> GIVEN REQUEST:
Give all the lines below again, exactly, with no pictures.
────────────────────────────────────────
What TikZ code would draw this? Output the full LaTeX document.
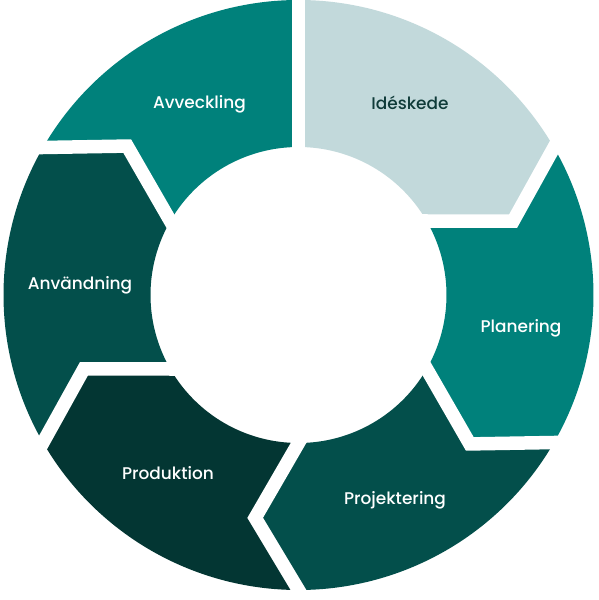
\documentclass[tikz,border=0pt]{standalone}
\usepackage{fontspec}
\setmainfont{Poppins}[UprightFont={* Medium}]
\usetikzlibrary{calc}
\definecolor{phaseLight}{HTML}{C2D9DB}
\definecolor{phaseTeal}{HTML}{00817B}
\definecolor{phaseDark}{HTML}{034F4B}
\definecolor{phaseDeep}{HTML}{033633}
\definecolor{labelDark}{HTML}{0F3B39}
\begin{document}
\begin{tikzpicture}[
    phase/.style={draw=none},
    gapline/.style={white, line width=13.5bp, line join=miter},
    phaselabel/.style={anchor=base, font=\fontsize{17}{20}\selectfont, text=white, inner sep=0pt}
]
\useasboundingbox (-298.5bp,-305bp) rectangle (300.5bp,295bp);

% Segments (outer 295, inner 148, tip at 227)
\fill[phase, phaseLight] (90:295bp) arc[start angle=90, end angle=30, radius=295bp]
    -- (19:227bp) -- (30:148bp) arc[start angle=30, end angle=90, radius=148bp] -- cycle;
\fill[phase, phaseTeal] (30:295bp) arc[start angle=30, end angle=-30, radius=295bp]
    -- (-41:227bp) -- (-30:148bp) arc[start angle=-30, end angle=30, radius=148bp]
    -- (19:227bp) -- cycle;
\fill[phase, phaseDark] (-30:295bp) arc[start angle=-30, end angle=-90, radius=295bp]
    -- (-101:227bp) -- (-90:148bp) arc[start angle=-90, end angle=-30, radius=148bp]
    -- (-41:227bp) -- cycle;
\fill[phase, phaseDeep] (-90:295bp) arc[start angle=-90, end angle=-150, radius=295bp]
    -- (-161:227bp) -- (-150:148bp) arc[start angle=-150, end angle=-90, radius=148bp]
    -- (-101:227bp) -- cycle;
\fill[phase, phaseDark] (-150:295bp) arc[start angle=-150, end angle=-210, radius=295bp]
    -- (-221:227bp) -- (-210:148bp) arc[start angle=-210, end angle=-150, radius=148bp]
    -- (-161:227bp) -- cycle;
\fill[phase, phaseTeal] (-210:295bp) arc[start angle=-210, end angle=-270, radius=295bp]
    -- (-270:148bp) arc[start angle=-270, end angle=-210, radius=148bp]
    -- (-221:227bp) -- cycle;

% Gaps
\draw[gapline] (90:135bp) -- (90:310bp);
\draw[gapline] ($(19:227bp)!1.25!(30:148bp)$) -- (19:227bp) -- ($(19:227bp)!1.25!(30:295bp)$);
\draw[gapline] ($(-41:227bp)!1.25!(-30:148bp)$) -- (-41:227bp) -- ($(-41:227bp)!1.25!(-30:295bp)$);
\draw[gapline] ($(-101:227bp)!1.25!(-90:148bp)$) -- (-101:227bp) -- ($(-101:227bp)!1.25!(-90:295bp)$);
\draw[gapline] ($(-161:227bp)!1.25!(-150:148bp)$) -- (-161:227bp) -- ($(-161:227bp)!1.25!(-150:295bp)$);
\draw[gapline] ($(-221:227bp)!1.25!(-210:148bp)$) -- (-221:227bp) -- ($(-221:227bp)!1.25!(-210:295bp)$);

% Labels
\node[phaselabel, text=labelDark] (idea) at (111.5bp,185bp) {Idéskede};
\node[phaselabel] (planning) at (222.5bp,-37bp) {Planering};
\node[phaselabel] (design) at (96.5bp,-209bp) {Projektering};
\node[phaselabel] (production) at (-130.5bp,-184bp) {Produktion};
\node[phaselabel] (usage) at (-218.5bp,6bp) {Användning};
\node[phaselabel] (closing) at (-99bp,186bp) {Avveckling};

\end{tikzpicture}
\end{document}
────────────────────────────────────────
> ANSWER BELOW:
What TikZ code would draw this? Output the full LaTeX document.
\documentclass[tikz,border=0pt]{standalone}
\usepackage{fontspec}
\setmainfont{Poppins}[UprightFont={* Medium}]
\usetikzlibrary{calc}
\definecolor{phaseLight}{HTML}{C2D9DB}
\definecolor{phaseTeal}{HTML}{00817B}
\definecolor{phaseDark}{HTML}{034F4B}
\definecolor{phaseDeep}{HTML}{033633}
\definecolor{labelDark}{HTML}{0F3B39}
\begin{document}
\begin{tikzpicture}[
    phase/.style={draw=none},
    gapline/.style={white, line width=13.5bp, line join=miter},
    phaselabel/.style={anchor=base, font=\fontsize{17}{20}\selectfont, text=white, inner sep=0pt}
]
\useasboundingbox (-298.5bp,-305bp) rectangle (300.5bp,295bp);

% Segments (outer 295, inner 148, tip at 227)
\fill[phase, phaseLight] (90:295bp) arc[start angle=90, end angle=30, radius=295bp]
    -- (19:227bp) -- (30:148bp) arc[start angle=30, end angle=90, radius=148bp] -- cycle;
\fill[phase, phaseTeal] (30:295bp) arc[start angle=30, end angle=-30, radius=295bp]
    -- (-41:227bp) -- (-30:148bp) arc[start angle=-30, end angle=30, radius=148bp]
    -- (19:227bp) -- cycle;
\fill[phase, phaseDark] (-30:295bp) arc[start angle=-30, end angle=-90, radius=295bp]
    -- (-101:227bp) -- (-90:148bp) arc[start angle=-90, end angle=-30, radius=148bp]
    -- (-41:227bp) -- cycle;
\fill[phase, phaseDeep] (-90:295bp) arc[start angle=-90, end angle=-150, radius=295bp]
    -- (-161:227bp) -- (-150:148bp) arc[start angle=-150, end angle=-90, radius=148bp]
    -- (-101:227bp) -- cycle;
\fill[phase, phaseDark] (-150:295bp) arc[start angle=-150, end angle=-210, radius=295bp]
    -- (-221:227bp) -- (-210:148bp) arc[start angle=-210, end angle=-150, radius=148bp]
    -- (-161:227bp) -- cycle;
\fill[phase, phaseTeal] (-210:295bp) arc[start angle=-210, end angle=-270, radius=295bp]
    -- (-270:148bp) arc[start angle=-270, end angle=-210, radius=148bp]
    -- (-221:227bp) -- cycle;

% Gaps
\draw[gapline] (90:135bp) -- (90:310bp);
\draw[gapline] ($(19:227bp)!1.25!(30:148bp)$) -- (19:227bp) -- ($(19:227bp)!1.25!(30:295bp)$);
\draw[gapline] ($(-41:227bp)!1.25!(-30:148bp)$) -- (-41:227bp) -- ($(-41:227bp)!1.25!(-30:295bp)$);
\draw[gapline] ($(-101:227bp)!1.25!(-90:148bp)$) -- (-101:227bp) -- ($(-101:227bp)!1.25!(-90:295bp)$);
\draw[gapline] ($(-161:227bp)!1.25!(-150:148bp)$) -- (-161:227bp) -- ($(-161:227bp)!1.25!(-150:295bp)$);
\draw[gapline] ($(-221:227bp)!1.25!(-210:148bp)$) -- (-221:227bp) -- ($(-221:227bp)!1.25!(-210:295bp)$);

% Labels
\node[phaselabel, text=labelDark] (idea) at (111.5bp,185bp) {Idéskede};
\node[phaselabel] (planning) at (222.5bp,-37bp) {Planering};
\node[phaselabel] (design) at (96.5bp,-209bp) {Projektering};
\node[phaselabel] (production) at (-130.5bp,-184bp) {Produktion};
\node[phaselabel] (usage) at (-218.5bp,6bp) {Användning};
\node[phaselabel] (closing) at (-99bp,186bp) {Avveckling};

\end{tikzpicture}
\end{document}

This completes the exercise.